**Provided data**
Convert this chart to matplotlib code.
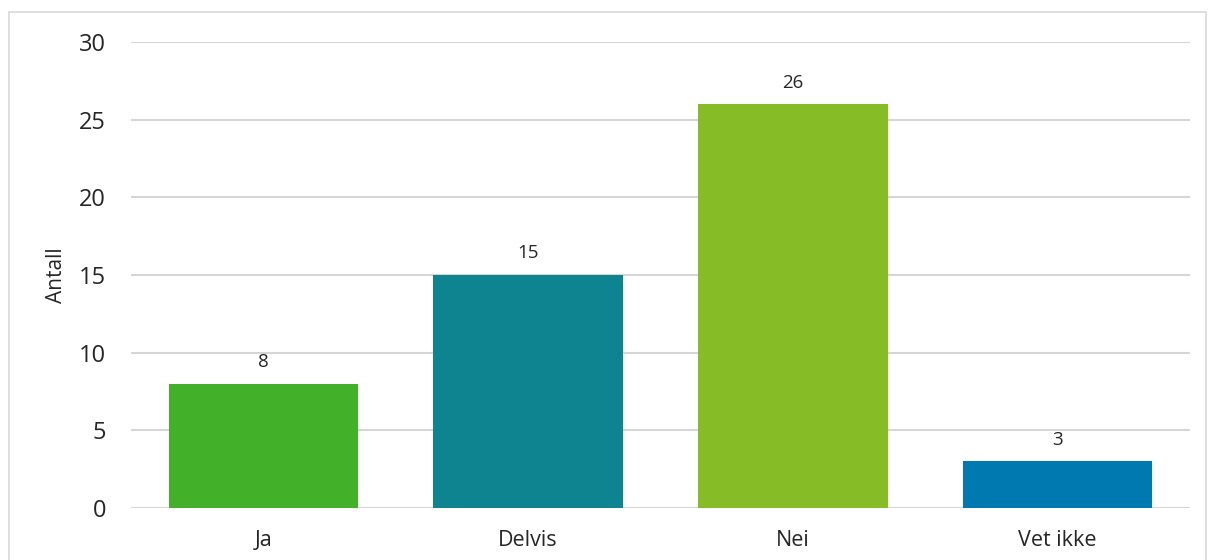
import matplotlib.pyplot as plt
from matplotlib.patches import Rectangle

categories = ['Ja', 'Delvis', 'Nei', 'Vet ikke']
counts = [8, 15, 26, 3]
colors = ['#43B02A', '#0E8490', '#86BC25', '#0079B0']
y_ticks = [0, 5, 10, 15, 20, 25, 30]

plt.rcParams['font.family'] = ['Open Sans', 'DejaVu Sans']
text_color = '#262626'

fig = plt.figure(figsize=(12.08, 5.6), dpi=100)
ax = fig.add_axes([131 / 1208, 52 / 560, 1059 / 1208, 466 / 560])

# ramme rundt figuren
fig.patches.append(Rectangle((9 / 1208, -0.1), 1197 / 1208, 1.1 - 12 / 560,
                             transform=fig.transFigure, fill=False,
                             edgecolor='#D9D9D9', linewidth=1.2))

x = list(range(len(categories)))
bars = ax.bar(x, counts, width=0.715, color=colors, zorder=3)

for xi, v in zip(x, counts):
    ax.annotate(str(v), (xi, v), xytext=(0, 9), textcoords='offset points',
                ha='center', va='bottom', fontsize=13.5, color=text_color)

ax.set_xlim(-0.5, len(categories) - 0.5)
ax.set_ylim(0, 30)
ax.set_yticks(y_ticks)
ax.set_xticks(x)
ax.set_xticklabels(categories)
ax.tick_params(axis='y', length=0, pad=18, labelsize=17, labelcolor=text_color)
ax.tick_params(axis='x', length=0, pad=16, labelsize=15.5, labelcolor=text_color)

ax.yaxis.grid(True, color='#D6D6D6', linewidth=1.5, zorder=0)
ax.set_axisbelow(True)
for s in ax.spines.values():
    s.set_visible(False)

ax.set_ylabel('Antall', fontsize=15, color=text_color)
ax.yaxis.set_label_coords(-0.060, 0.5)

fig.savefig('out.png', dpi=100)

**Directive**
Exactly as they appear, print the lines of the listing above from its first line through the line that contains "ax = fig.add_axes([131", minus the pictures.

**Response to the task**
Convert this chart to matplotlib code.
import matplotlib.pyplot as plt
from matplotlib.patches import Rectangle

categories = ['Ja', 'Delvis', 'Nei', 'Vet ikke']
counts = [8, 15, 26, 3]
colors = ['#43B02A', '#0E8490', '#86BC25', '#0079B0']
y_ticks = [0, 5, 10, 15, 20, 25, 30]

plt.rcParams['font.family'] = ['Open Sans', 'DejaVu Sans']
text_color = '#262626'

fig = plt.figure(figsize=(12.08, 5.6), dpi=100)
ax = fig.add_axes([131 / 1208, 52 / 560, 1059 / 1208, 466 / 560])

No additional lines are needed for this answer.